Ini Bacotan tentang Sebuah Papan
Hai, Kala di sini. Meski salon baru buka jam sepuluh, kami harus sudah absen pada pukul sembilan. Karena asramaku di lantai dua, aku biasanya sudah melakukan bersih-bersih pagi pada pukul delapan lebih. Terkadang, kalau kemarin malamnya sangat sibuk, kami melanjutkan piket pada keesokan paginya. Sehabis itu, masih ada kelas pagi dan rapat harian.
Sering kali, jarak antara waktu rapat dan waktu buka toko sangat sempit sampai-sampai kami lupa untuk membalikkan papan tanda 'buka' dan 'istirahat'. Bukan hal yang penting juga, sih. Aku rasa orang-orang lebih percaya dengan apa yang tertulis pada Google Maps daripada apa yang tertulis di depan toko. Tapi pada pagi menuju siang yang sepi, terkadang aku berpikir, 'pantas toko sepi, aku lupa membalikkan papan'.
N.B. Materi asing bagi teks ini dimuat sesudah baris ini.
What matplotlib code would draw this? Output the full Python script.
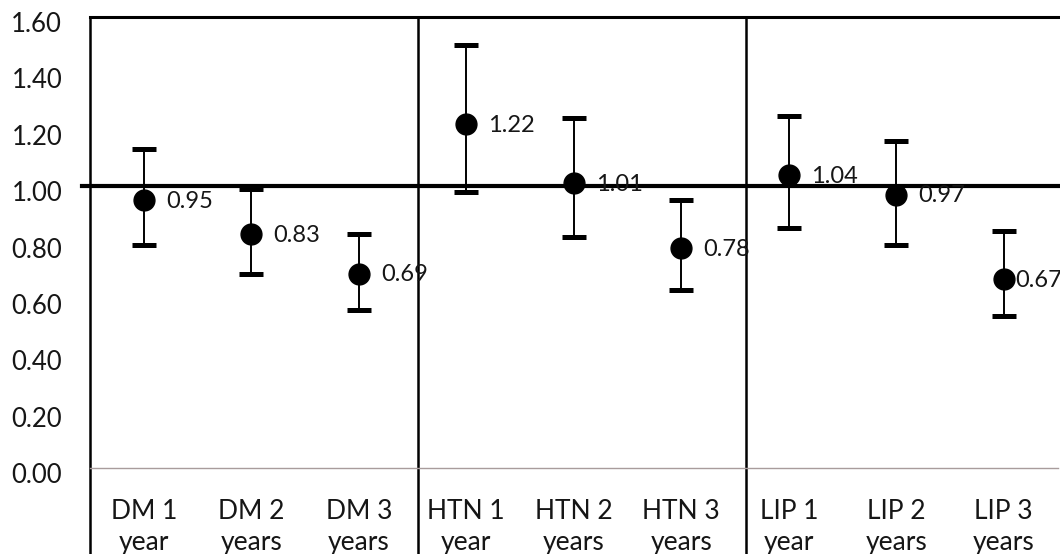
#!/usr/bin/env python3
"""Odds ratios with confidence intervals by condition and follow-up year."""

import matplotlib
matplotlib.use("Agg")
import matplotlib.pyplot as plt
from matplotlib.transforms import ScaledTranslation

plt.rcParams.update({"font.family": ["Lato", "DejaVu Sans"]})

CATEGORIES = [
    "DM 1\nyear", "DM 2\nyears", "DM 3\nyears",
    "HTN 1\nyear", "HTN 2\nyears", "HTN 3\nyears",
    "LIP 1\nyear", "LIP 2\nyears", "LIP 3\nyears",
]
ESTIMATE = [0.95, 0.83, 0.69, 1.22, 1.01, 0.78, 1.04, 0.97, 0.67]
LOWER = [0.79, 0.69, 0.56, 0.98, 0.82, 0.63, 0.85, 0.79, 0.54]
UPPER = [1.13, 0.99, 0.83, 1.50, 1.24, 0.95, 1.25, 1.16, 0.84]
Y_TICKS = [0.0, 0.2, 0.4, 0.6, 0.8, 1.0, 1.2, 1.4, 1.6]

W, H = 1060, 554
SEPARATORS = [2.55, 5.6]
INK = "#161616"


def main() -> None:
    fig = plt.figure(figsize=(W / 100, H / 100), dpi=100)
    ax = fig.add_axes([90 / W, (H - 468) / H, 967.5 / W, 451 / H])

    x = list(range(len(CATEGORIES)))
    yerr = [
        [e - lo for e, lo in zip(ESTIMATE, LOWER)],
        [hi - e for e, hi in zip(ESTIMATE, UPPER)],
    ]
    ax.errorbar(
        x, ESTIMATE, yerr=yerr, fmt="o", color="black", ms=15,
        elinewidth=1.4, capsize=8.5, capthick=3.6, zorder=5,
    )
    for i, (xi, v) in enumerate(zip(x, ESTIMATE)):
        dx = 8 if i == len(x) - 1 else 16  # last label squeezed against the edge
        ax.annotate(
            f"{v:.2f}", (xi, v), xytext=(dx, -1), textcoords="offset points",
            ha="left", va="center", fontsize=17, color=INK, zorder=6,
        )

    # reference line at 1 and group separators
    ax.axhline(1.0, xmin=-0.008, xmax=1.01, color="black", lw=3, clip_on=False, zorder=4)
    for sx in SEPARATORS:
        ax.axvline(sx, ymin=-0.2, ymax=1, color="black", lw=1.8, clip_on=False)
    ax.axvline(-0.5, ymin=-0.2, ymax=1, color="black", lw=1.8, clip_on=False)

    ax.set_xlim(-0.5, 8.5)
    ax.set_ylim(0, 1.6)
    ax.set_yticks(Y_TICKS)
    ax.set_yticklabels([f"{t:.2f}" for t in Y_TICKS], fontsize=18.5, color=INK)
    ax.set_xticks(x)
    ax.set_xticklabels(CATEGORIES, fontsize=19, color=INK, linespacing=1.3)
    ax.tick_params(axis="y", length=0, pad=20)
    ax.tick_params(axis="x", length=0, pad=22)
    shift = ScaledTranslation(0, -5 / 100, fig.dpi_scale_trans)
    for lab in ax.get_yticklabels():
        lab.set_transform(lab.get_transform() + shift)

    ax.spines["right"].set_visible(False)
    ax.spines["left"].set_visible(False)
    ax.spines["top"].set_linewidth(2.2)
    ax.spines["bottom"].set_color("#a89c9c")
    ax.spines["bottom"].set_linewidth(1.0)

    fig.savefig("out.png", dpi=100)


if __name__ == "__main__":
    main()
Lalu ingatanku kembali pada sebuah episode Spongebob dimana Mr. Krab percaya bahwa Krusty Krab dikutuk oleh Plankton karena tempat makan burger yang terkenal itu layaknya kuburan kosong. Yang sebenarnya terjadi adalah karena mereka lupa membalikkan papan tutup dan buka. Humor dan pelajaran hidup yang disajikan di episode ini membuatku begitu terhibur sampai-sampai masih teringat meski waktu sudah berlalu.
Mungkin aku diam-diam percaya akan kutukan papan buka kali, ya. Terkadang, ketika hari sudah malam dan sudah lelah karena seharian telah melayani begitu banyak pelanggan, aku cuma ingin membalikkan papan tanda itu di jam tujuh lalu menyelesaikan pelanggan terakhir dengan cepat. Kalau sudah begitu, aku terkadang becanda dengan teman sekerjaku lalu kami berpura-pura membalikkan tanda itu. Tentu saja, pada akhirnya tanda 'buka' itu tak dibalikkan sebelum bel berdenting untuk terakhir kalinya menandakan pelanggan terakhir keluar.
Kami terlalu pengecut dan terlalu takut bos akan melihat CCTV lalu menyalahi kami yang secara tak langsung menolak pelanggan. Tentu saja, aku tahu bos hanya menjalankan perannya yang harus memastikan pendapatan toko. Aku yang dulu pasti mengeluh karena merasa jadi bos mah enak, duduk doang, ketawa-ketiwi. Lah, aku yang cuci kan, mengcape. Udah seharian cuci kepala, harus cuci lagi. Padahal beberapa menit lagi jam pulang kerja.
Lalu, sehabis itu apa? Ketika pelanggan pergi, yang tersisa hanyalah kami dan para hairstylist. Ketika mereka satu persatu pergi, hanya tersisa kami yang tinggal di asrama. Lalu, malam menjemput. Hingar binar salon menyurut bagai ombak di pantai. Hanya ada sunyi, sepi, dan letih merangkul. Sekarang aku tak lagi mengejar pukul delapan lebih tiga puluh. Mau pulang kerja tepat waktu atau tidak pun bagiku tak ada bedanya. Hanya ada sepi dan letih yang menemani.
Dengan cara pikir seperti itulah, aku merendahkan ekspetasiku. Karena kerja di salon yang menyediakan layanan jasa, kau tak mungkin mengharapkan pelanggan untuk datang jauh sebelum jam tutup salon. Kami pun tetap dituntut untuk bekerja dengan profesional meski tubuh sudah meronta-ronta ingin kabur.
Jam kerja salon yang panjang membuatku menimbang ulang prospek kerjaku di masa depan. Tapi itu untuk cerita lain hari. Bagiku papan buka dan tutup bagai pintu hatiku yang perlahan mulai legowo dan menerima kalau nggak mungkin setiap hari bisa pulang kerja lebih awal.